Guillermo O’Donnell Award Lecture

Type
Awards
Code
AW.01
2025 Award Recipient | Carlos Pereira

Lecture: Between Threat and Breakdown: Understanding Democratic Resistance in Latin America

The literature on democratic backsliding presents conflicting views about its scope and the vulnerability of democratic regimes. We argue that a more accurate assessment of democratic resilience requires distinguishing conceptually and empirically between autocratic rhetoric and autocratic attempts, on the one hand, and democratic erosion and democratic breakdown, on the other. Building on this distinction, we contend that control over cohesive legislative majorities is a key enabling condition for successful autocratic efforts to erode democracy. While factors such as judicial independence, the rule of law, pluralistic party competition, civil society strength, and protest mobilization also contribute to democratic resilience, it is ultimately legislative control that allows autocrats to systematically dismantle democratic institutions. We support this claim with a region-wide analysis of democratic backsliding in Latin America from 1978 to 2023 and a comparative examination of four presidential cases: Jair Bolsonaro in Brazil, Álvaro Uribe in Colombia, Carlos Menem in Argentina, and Lucio Gutiérrez in Ecuador. Our findings highlight how internal divisions within governing parties or coalitions have, in key cases, blocked autocratic consolidation or enabled democratic recovery—insights often overlooked or misclassified in aggregate democracy indices.

Biography

Carlos Pereira is a Professor at the Getúlio Vargas Foundation (FGV EBAPE), Rio de Janeiro, a weekly op-ed columnist for the newspaper Estado de São Paulo (Estadão), and a Senior Fellow at the Brazilian Center for International Relations (CEBRI). He holds a PhD in political science from the New School / New York University and completed postdoctoral work at the University of Oxford. 
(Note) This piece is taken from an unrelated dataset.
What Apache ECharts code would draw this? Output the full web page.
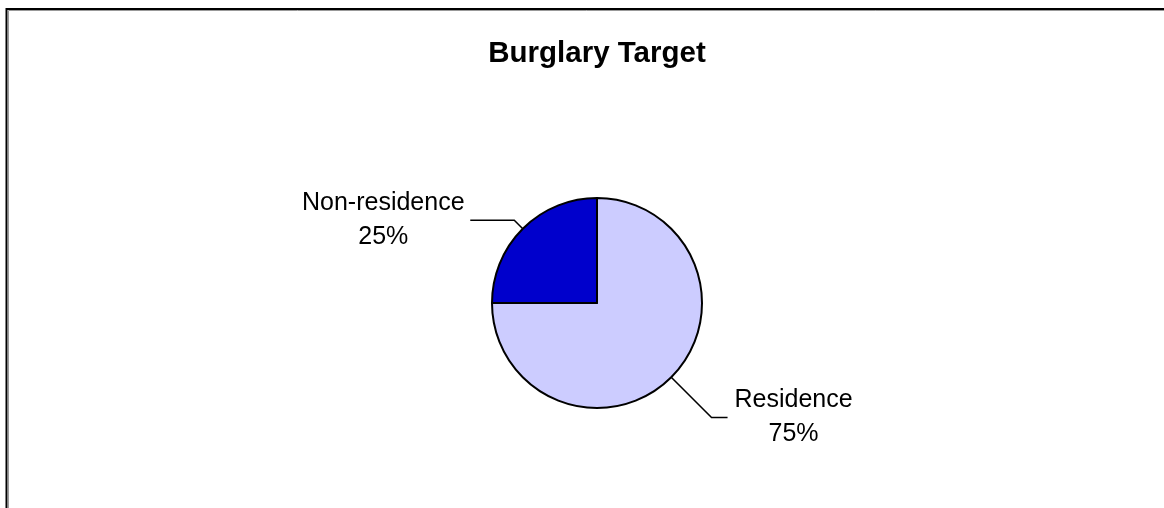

He was a visiting professor at Université Paris 1 Panthéon-Sorbonne (2022-2023); Edward Laroque Tinker Visiting Professor at Stanford University (2017); visiting scholar at the Hertie School of Governance, Berlin (2016-2017); visiting fellow in Foreign Policy and Global Economics at the Brookings Institution (2010-2011); and resident fellow at the Bellagio Center of the Rockefeller Foundation, Italy (2008). He also served as an Assistant Professor in the Department of Political Science at Michigan State University (2005-2011) and as a Professor at the São Paulo School of Economics at Fundação Getúlio Vargas (FGV EESP). He worked as a visiting professor in the Department of Economics at the University of São Paulo (USP) and at Colby College in Maine, USA.

He has extensively published in several academic refereed journals, including the Journal of Politics, Comparative Political Studies, Government and Opposition, Governance, Regulation & Governance, Presidential Studies Quarterly, Legislative Studies Quarterly, Journal of Democracy, Latin American Politics and Society, among others. He is the author of four books: Regulatory Governance in Infrastructure Industries (2006, The World Bank Press), Making Brazil Work: Checking the President in a Multiparty System (2013, Palgrave Macmillan), Brazil in Transition: Beliefs, Leadership and Institutional Change (2016, Princeton University Press), and Why Brazilian Democracy Didn’t Die? (2024, Companhia das Letras).